Bulgogi and Asian Cucumber Sesame Salad
Bulgogi (Korean Barbecued Steak)
This dish is so delicious we have it at least once weekly. After many years of making it, I've learned a few tricks… The meat should be of a certain size for ease of handling. I always cut the whole piece in half lengthwise prior to slicing AND to cut the meat thinly and more easily, I pop it in the freezer for a good 30 min before slicing.
Ingredients
1-2 pounds Flank Steak, sliced 1/4” thick
Marinade
1/2 Cup Safflower Oil
1/2 Cup Soy Sauce
1/4 Cup Rice Wine Vinegar
1/4 Cup Honey
1/4 Cup Brown Sugar (dark or light, whatever your preference)
1 Tbsp. Sambal Oelek (crushed red chili paste)
1” Grated Ginger
3 Grated Garlic Cloves
The Sambal Oelek, ginger and garlic are all variable according to your palate.
Combine everything in a large mixing bowl or measuring cup.
Cover sliced meat. Marinate for at least an hour before grilling.
Since this meat is sliced thin, it cooks quickly, but the secret is to allow the heat to caramelize the sugar in the marinade. Once you see the meat bubbling at the edges, flip them. Maybe 5 min on the first side, 2-3 after you flip. You decide when its done. Personally, we like our Bulgogi dark and crispy. I don’t use any special grill topper, but feel free to use one in case you’re worried about pieces of meat slipping through the grate.
Asian Cucumber Sesame Salad
When you’re swimming in home grown cucumbers you come up with many different ways to eat them.

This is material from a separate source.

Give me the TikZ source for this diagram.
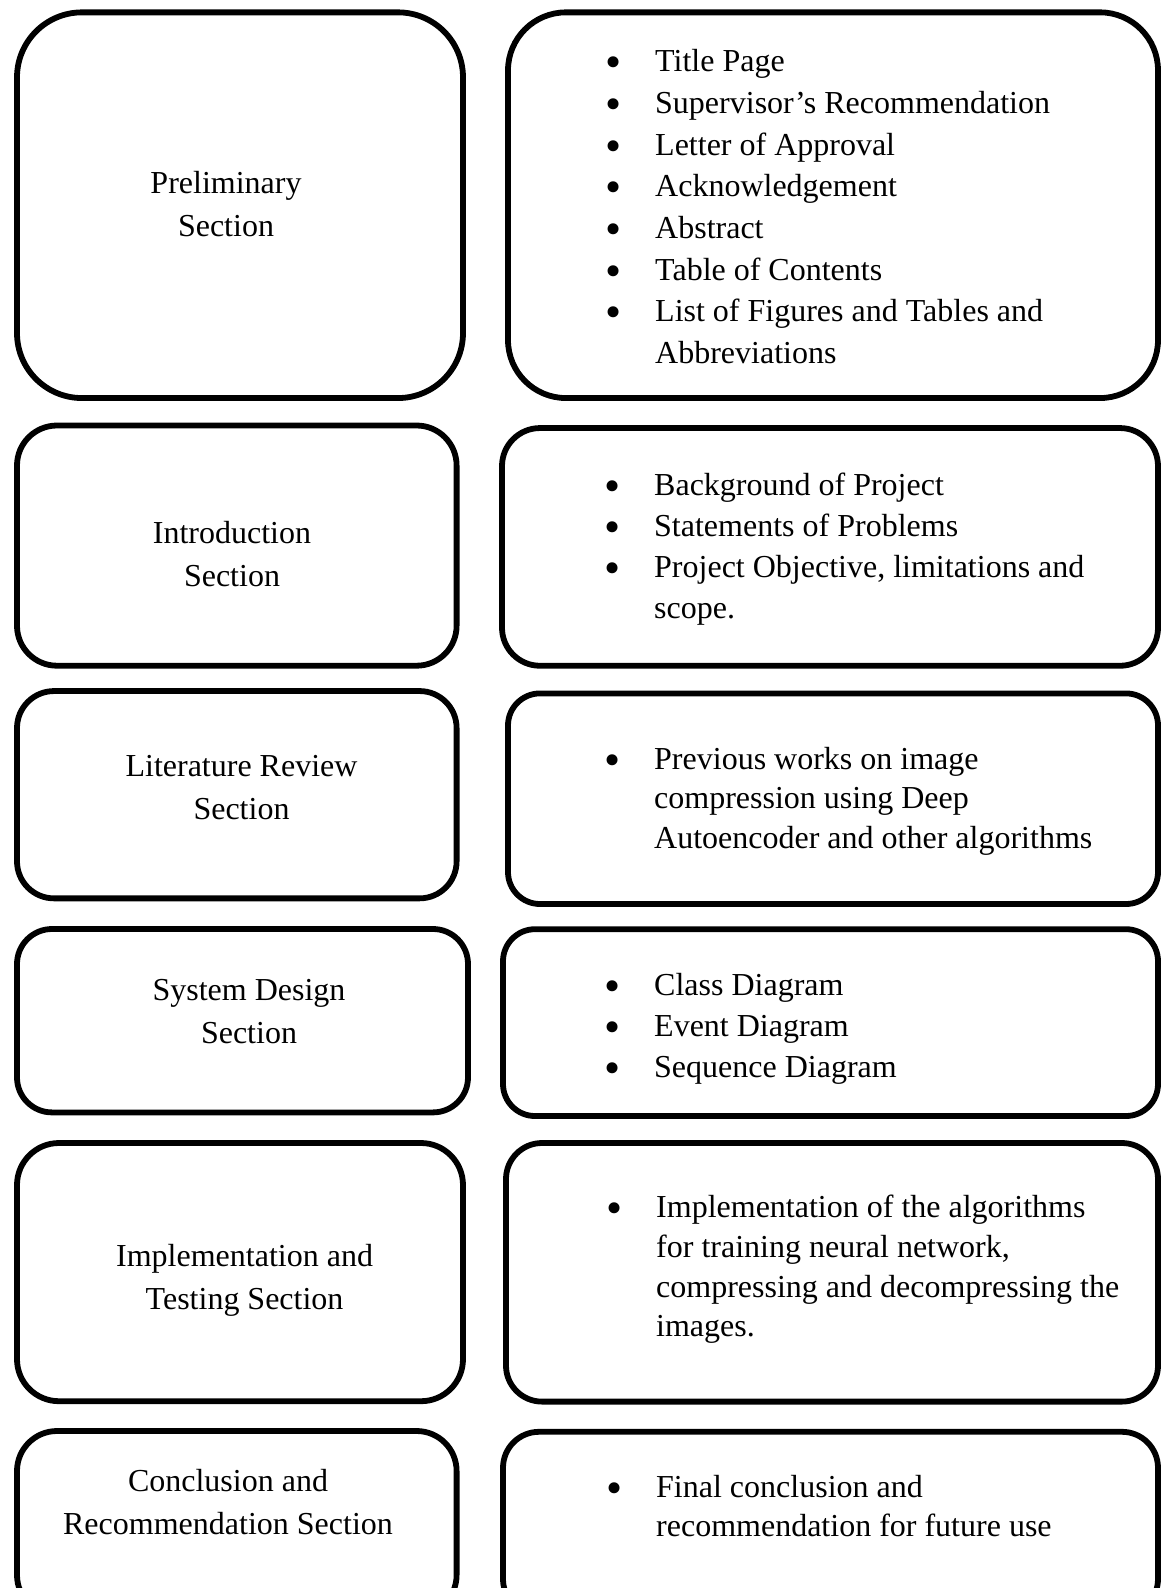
\documentclass[tikz,border=0pt]{standalone}
\usepackage{fontspec}
\setmainfont{Liberation Serif}
% bullet hung to the left of the item text
\newcommand\bul{\llap{\raisebox{-6pt}{\fontsize{46}{0}\selectfont\textbullet}\hspace{34pt}}}
\begin{document}
\begin{tikzpicture}[x=1pt,y=-1pt,
  box/.style={draw=black, line width=5.8pt, rectangle, inner sep=0pt},
  head/.style={font=\fontsize{32}{43}\selectfont, align=center, anchor=base, inner sep=0pt},
  items/.style={font=\fontsize{32}{41.67}\selectfont, align=left, anchor=base west, inner sep=0pt},
]
\useasboundingbox (0,0) rectangle (1161,1588);
\clip (0,0) rectangle (1161,1588);

% left column: section boxes
\node[box, minimum width=446pt, minimum height=385.7pt, rounded corners=65pt] (s1) at (240,205.2) {};
\node[box, minimum width=439.6pt, minimum height=240.2pt, rounded corners=40pt] (s2) at (236.8,545.6) {};
\node[box, minimum width=439.6pt, minimum height=207.3pt, rounded corners=37pt] (s3) at (236.8,794.7) {};
\node[box, minimum width=451pt, minimum height=183.4pt, rounded corners=35pt] (s4) at (242.5,1020.7) {};
\node[box, minimum width=446pt, minimum height=258.2pt, rounded corners=42pt] (s5) at (240,1272.1) {};
\node[box, minimum width=439.6pt, minimum height=184pt, rounded corners=40pt] (s6) at (236.8,1523) {};

% right column: content boxes
\node[box, minimum width=650pt, minimum height=385.7pt, rounded corners=58pt] (c1) at (833,205.2) {};
\node[box, minimum width=656pt, minimum height=237.7pt, rounded corners=38pt] (c2) at (830,546.9) {};
\node[box, minimum width=650pt, minimum height=210.6pt, rounded corners=32pt] (c3) at (833,798.7) {};
\node[box, minimum width=655pt, minimum height=186.8pt, rounded corners=32pt] (c4) at (830.5,1022.6) {};
\node[box, minimum width=652pt, minimum height=258.6pt, rounded corners=36pt] (c5) at (832,1272.3) {};
\node[box, minimum width=655pt, minimum height=183.2pt, rounded corners=36pt] (c6) at (830.5,1523.4) {};

% section titles (placed by the baseline of their last line)
\node[head] (t1) at (226,236.6) {Preliminary\\Section};
\node[head] (t2) at (232,586) {Introduction\\Section};
\node[head] (t3) at (241.5,819) {Literature Review\\Section};
\node[head] (t4) at (249,1043) {System Design\\Section};
\node[head] (t5) at (244.6,1309) {Implementation and\\Testing Section};
\node[head] (t6) at (228,1534) {Conclusion and\\Recommendation Section};

% section contents (placed by the baseline of their last line)
\node[items] (i1) at (655,363.4) {\bul Title Page\\\bul Supervisor’s Recommendation\\\bul Letter of Approval\\\bul Acknowledgement\\\bul Abstract\\\bul Table of Contents\\\bul List of Figures and Tables and\\Abbreviations};
\node[items, font=\fontsize{32}{41.1}\selectfont] (i2) at (654,618.6) {\bul Background of Project\\\bul Statements of Problems\\\bul Project Objective, limitations and\\scope.};
\node[items, font=\fontsize{32}{39.7}\selectfont] (i3) at (654,848.4) {\bul Previous works on image\\compression using Deep\\Autoencoder and other algorithms};
\node[items, font=\fontsize{32}{41}\selectfont] (i4) at (654,1077) {\bul Class Diagram\\\bul Event Diagram\\\bul Sequence Diagram};
\node[items, font=\fontsize{32}{39.8}\selectfont] (i5) at (656,1336.9) {\bul Implementation of the algorithms\\for training neural network,\\compressing and decompressing the\\images.};
\node[items, font=\fontsize{32}{38.9}\selectfont] (i6) at (656,1536.3) {\bul Final conclusion and\\recommendation for future use};
\end{tikzpicture}
\end{document}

This one, it’s a keeper. And so easy and relish you’ll want to grow cukes!
Ingredients
3 Kirby or 1 European Cucumber
3 scallions, thinly sliced
Dressing
1/3 Cup Rice Wine Vinegar
3 Tbsp Safflower Oil
1 Tsp Sambal Oelek
1 Tsp White Sugar
1 Tsp Honey
1/2 Tsp Salt
Garnish (Optional)
1 Tbsp Sesame Seeds, toasted
Slice the cucumbers thinly. I use a mandolin. But I’m VERY careful.

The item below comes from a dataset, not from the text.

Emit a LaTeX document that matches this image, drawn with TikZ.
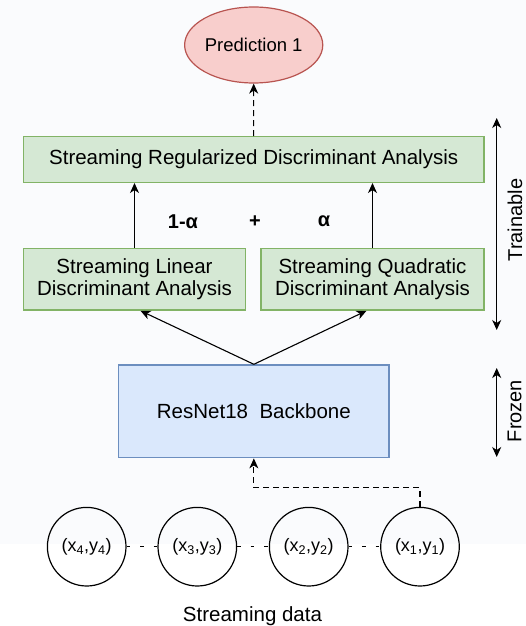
\documentclass[tikz,border=0pt]{standalone}
\usepackage{fontspec}
\setmainfont{Liberation Sans}
\usetikzlibrary{shapes.geometric,arrows.meta,calc}
\definecolor{bgc}{RGB}{250,251,253}
\definecolor{redfill}{HTML}{F8CECC}
\definecolor{redline}{HTML}{B85450}
\definecolor{greenfill}{HTML}{D5E8D4}
\definecolor{greenline}{HTML}{82B366}
\definecolor{bluefill}{HTML}{DAE8FC}
\definecolor{blueline}{HTML}{6C8EBF}
\tikzset{
  x=1pt,y=1pt,
  bigfont/.style={font=\fontsize{20.5}{24}\selectfont},
  greenbox/.style={draw=greenline,fill=greenfill,line width=1.4pt,rectangle,inner sep=0pt,align=center,bigfont},
  databox/.style={draw=black,circle,line width=1.2pt,minimum size=78.6pt,inner sep=0pt,font=\fontsize{18}{20}\selectfont},
  arr/.style={line width=1.1pt,-{Stealth[length=10pt,width=9pt,inset=3pt]}},
  darr/.style={line width=1.1pt,{Stealth[length=10pt,width=9pt,inset=3pt]}-{Stealth[length=10pt,width=9pt,inset=3pt]}},
  dasharr/.style={line width=1.1pt,dash pattern=on 6pt off 4pt,-{Stealth[length=10pt,width=9pt,inset=3pt]}},
  dotline/.style={line width=1.1pt,dash pattern=on 3.5pt off 10pt},
  coef/.style={font=\fontsize{20}{24}\selectfont\bfseries},
  side/.style={rotate=90,anchor=north,inner sep=0pt,font=\fontsize{20}{24}\selectfont}
}
\begin{document}
\begin{tikzpicture}
\useasboundingbox (0,0) rectangle (526,-626);
\fill[bgc] (0,0) rectangle (526,-544);

\node[ellipse,draw=redline,fill=redfill,line width=1.2pt,minimum width=126pt,minimum height=76pt,inner sep=0pt,font=\fontsize{18.5}{22}\selectfont] (pred) at (253.7,-45) {Prediction 1};

\node[greenbox,minimum width=460.7pt,minimum height=45.6pt] (srda) at (253.65,-159.5) {Streaming Regularized Discriminant Analysis};
\node[greenbox,minimum width=222.4pt,minimum height=61.7pt] (slda) at (134.5,-279.2) {Streaming Linear\\[-2pt]Discriminant Analysis};
\node[greenbox,minimum width=223pt,minimum height=61.7pt] (sqda) at (372.5,-279.2) {Streaming Quadratic\\[-2pt]Discriminant Analysis};

\node[draw=blueline,fill=bluefill,line width=1.4pt,minimum width=270.3pt,minimum height=92.7pt,inner sep=0pt,bigfont] (resnet) at (253.85,-411.35) {ResNet18\hspace{11.5pt}Backbone};

\node[coef] (c1a) at (183,-221.7) {1-α};
\node[coef] (plus) at (255,-221.7) {+};
\node[coef] (ca) at (324,-221.7) {α};

\draw[dasharr] (srda.north) -- (pred.south);
\draw[arr] (slda.north) -- (slda.north |- srda.south);
\draw[arr] (sqda.north) -- (sqda.north |- srda.south);
\draw[arr] (resnet.north) -- ($(slda.south)+(6,0)$);
\draw[arr] (resnet.north) -- ($(sqda.south)+(-6,0)$);

\node[databox] (d4) at (86.7,-546.7) {(x\textsubscript{4},y\textsubscript{4})};
\node[databox] (d3) at (197.3,-546.7) {(x\textsubscript{3},y\textsubscript{3})};
\node[databox] (d2) at (308.7,-546.7) {(x\textsubscript{2},y\textsubscript{2})};
\node[databox] (d1) at (420,-546.7) {(x\textsubscript{1},y\textsubscript{1})};

\draw[dotline] (d4.east) -- (d3.west);
\draw[dotline] (d3.east) -- (d2.west);
\draw[dotline] (d2.east) -- (d1.west);

\draw[dasharr] (d1.north) -- ++(0,19) -| (resnet.south);

\node[bigfont,anchor=base] (sd) at (252.5,-621.5) {Streaming data};

\coordinate (t1) at (496.7,-118);
\coordinate (t2) at (496.7,-330);
\coordinate (f1) at (496.7,-368);
\coordinate (f2) at (496.7,-457);
\draw[darr] (t1) -- (t2);
\draw[darr] (f1) -- (f2);
\node[side] (tr) at (507.5,-220) {Trainable};
\node[side] (fr) at (507.5,-411) {Frozen};
\end{tikzpicture}
\end{document}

Slice the scallions thinly, they will separate into rings once they’re in the salad. Combine the dressing ingredients separately, pour over vegetables and let sit for a few hours before serving. The longer it sits the richer the flavors. Again, feel free to add more Sambal Olek if you prefer it on the spicier side.

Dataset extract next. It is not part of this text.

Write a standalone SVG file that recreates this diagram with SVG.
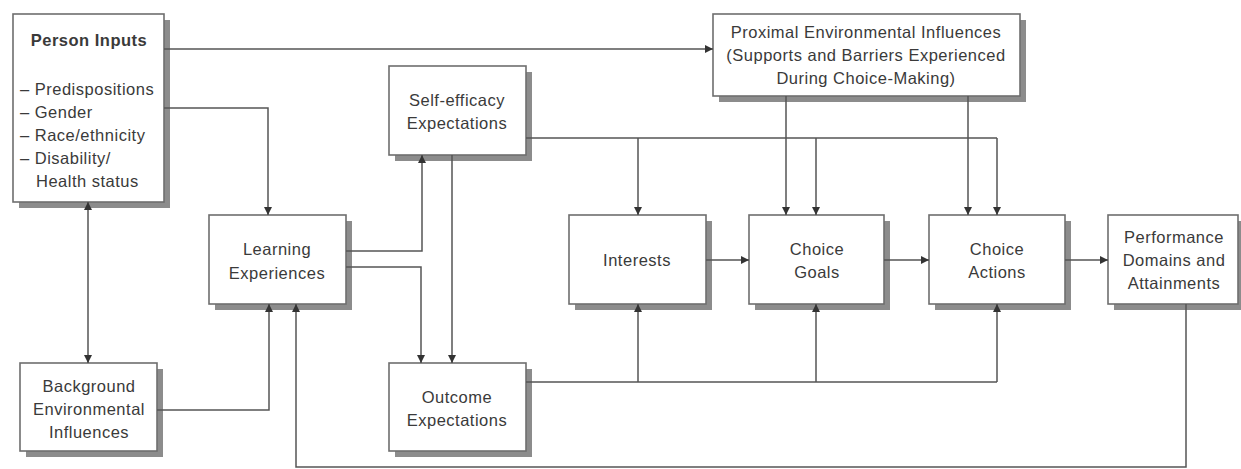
<svg xmlns="http://www.w3.org/2000/svg" width="1241" height="469" viewBox="0 0 1241 469">
<defs>
<marker id="ah" viewBox="0 0 10 10" refX="10" refY="5" markerWidth="10" markerHeight="8" markerUnits="userSpaceOnUse" orient="auto-start-reverse">
<path d="M0,0 L10,5 L0,10 z" fill="#333"/>
</marker>
</defs>
<style>
.box{fill:#fff;stroke:#6e6e6e;stroke-width:1.6}
.sh{fill:#8c8c8c}
.t{font-family:"Liberation Sans",Arial,sans-serif;font-size:16.5px;fill:#3a3a3a;letter-spacing:0.5px;text-anchor:middle}
.l{text-anchor:start}
.b{font-weight:bold}
.c{fill:none;stroke:#555;stroke-width:1.5}
.a{marker-end:url(#ah)}
</style>
<rect width="1241" height="469" fill="#fff"/>

<g id="person-inputs">
<rect class="sh" x="19" y="20" width="151" height="188"/>
<rect class="box" x="13" y="14" width="151" height="188"/>
<text class="t b" x="89" y="46">Person Inputs</text>
<text class="t l" x="20" y="95">– Predispositions</text>
<text class="t l" x="20" y="118">– Gender</text>
<text class="t l" x="20" y="141">– Race/ethnicity</text>
<text class="t l" x="20" y="164">– Disability/</text>
<text class="t l" x="36" y="187">Health status</text>
</g>

<g id="background">
<rect class="sh" x="26" y="369" width="137" height="88"/>
<rect class="box" x="20" y="363" width="137" height="88"/>
<text class="t" x="89" y="392">Background</text>
<text class="t" x="89" y="415">Environmental</text>
<text class="t" x="89" y="438">Influences</text>
</g>

<g id="learning">
<rect class="sh" x="215" y="221" width="137" height="89"/>
<rect class="box" x="209" y="215" width="137" height="89"/>
<text class="t" x="277" y="255">Learning</text>
<text class="t" x="277" y="279">Experiences</text>
</g>

<g id="self-efficacy">
<rect class="sh" x="395" y="72" width="137" height="89"/>
<rect class="box" x="389" y="66" width="137" height="89"/>
<text class="t" x="457" y="106">Self-efficacy</text>
<text class="t" x="457" y="129">Expectations</text>
</g>

<g id="outcome">
<rect class="sh" x="395" y="369" width="137" height="88"/>
<rect class="box" x="389" y="363" width="137" height="88"/>
<text class="t" x="457" y="403">Outcome</text>
<text class="t" x="457" y="426">Expectations</text>
</g>

<g id="proximal">
<rect class="sh" x="719" y="20" width="307" height="82"/>
<rect class="box" x="713" y="14" width="307" height="82"/>
<text class="t" x="866" y="38">Proximal Environmental Influences</text>
<text class="t" x="866" y="61">(Supports and Barriers Experienced</text>
<text class="t" x="866" y="84">During Choice-Making)</text>
</g>

<g id="interests">
<rect class="sh" x="575" y="221" width="137" height="89"/>
<rect class="box" x="569" y="215" width="137" height="89"/>
<text class="t" x="637" y="266">Interests</text>
</g>

<g id="choice-goals">
<rect class="sh" x="755" y="221" width="135" height="89"/>
<rect class="box" x="749" y="215" width="135" height="89"/>
<text class="t" x="817" y="255">Choice</text>
<text class="t" x="817" y="278">Goals</text>
</g>

<g id="choice-actions">
<rect class="sh" x="935" y="221" width="136" height="89"/>
<rect class="box" x="929" y="215" width="136" height="89"/>
<text class="t" x="997" y="255">Choice</text>
<text class="t" x="997" y="278">Actions</text>
</g>

<g id="performance">
<rect class="sh" x="1114" y="221" width="130" height="89"/>
<rect class="box" x="1108" y="215" width="130" height="89"/>
<text class="t" x="1174" y="243">Performance</text>
<text class="t" x="1174" y="266">Domains and</text>
<text class="t" x="1174" y="289">Attainments</text>
</g>

<g id="connectors">
<path class="c a" d="M164,49 H713"/>
<path class="c a" d="M164,108 H268 V215"/>
<path class="c a" d="M88,202 V363" style="marker-start:url(#ah)"/>
<path class="c a" d="M157,410 H269 V304"/>
<path class="c a" d="M346,251 H422 V155"/>
<path class="c a" d="M346,267 H421 V363"/>
<path class="c a" d="M452,155 V363"/>
<path class="c" d="M526,138 H997"/>
<path class="c a" d="M638,138 V215"/>
<path class="c a" d="M816,138 V215"/>
<path class="c a" d="M997,138 V215"/>
<path class="c a" d="M786,96 V215"/>
<path class="c a" d="M968,96 V215"/>
<path class="c" d="M526,382 H997"/>
<path class="c a" d="M638,382 V304"/>
<path class="c a" d="M816,382 V304"/>
<path class="c a" d="M997,382 V304"/>
<path class="c a" d="M706,260 H749"/>
<path class="c a" d="M884,260 H929"/>
<path class="c a" d="M1065,260 H1108"/>
<path class="c a" d="M1186,304 V467 H296 V304"/>
</g>
</svg>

Toasting Sesame Seeds… Super easy and it is essential to the flavors in the dish. You might try the salad and like it, sans seeds, but WITH the seeds… BOOM. SO GOOD!!!
Hate a small sauté pan over medium heat and add the seeds. When you smell the seeds (think freshly baked, seeded Italian bread) swirl the seeds in the pan to see their color. Once they are an even, golden brown, they’re done. Sprinkle over the salad (and the Bulgogi too, if you like).
Helpful hints, tips and tricks for this recipe…
1.
Sambal Oelek. A staple in Asian kitchens, its a paste of fresh, red chiles. It's a delicious alternative to red pepper flakes. I use this on eggs, meat, dressings, marinades... A lot and often. You can usually find it in the Asian area of the ethnic section of your local grocery store.
2.
When I make cucumber salad of any variety, I always leave the skins on for extra color, crunch and nutrients. The darker the green, the more vitamins it has. This however, is another thing that is subject to your tastes. The salad will be equally as delicious with peeled cukes.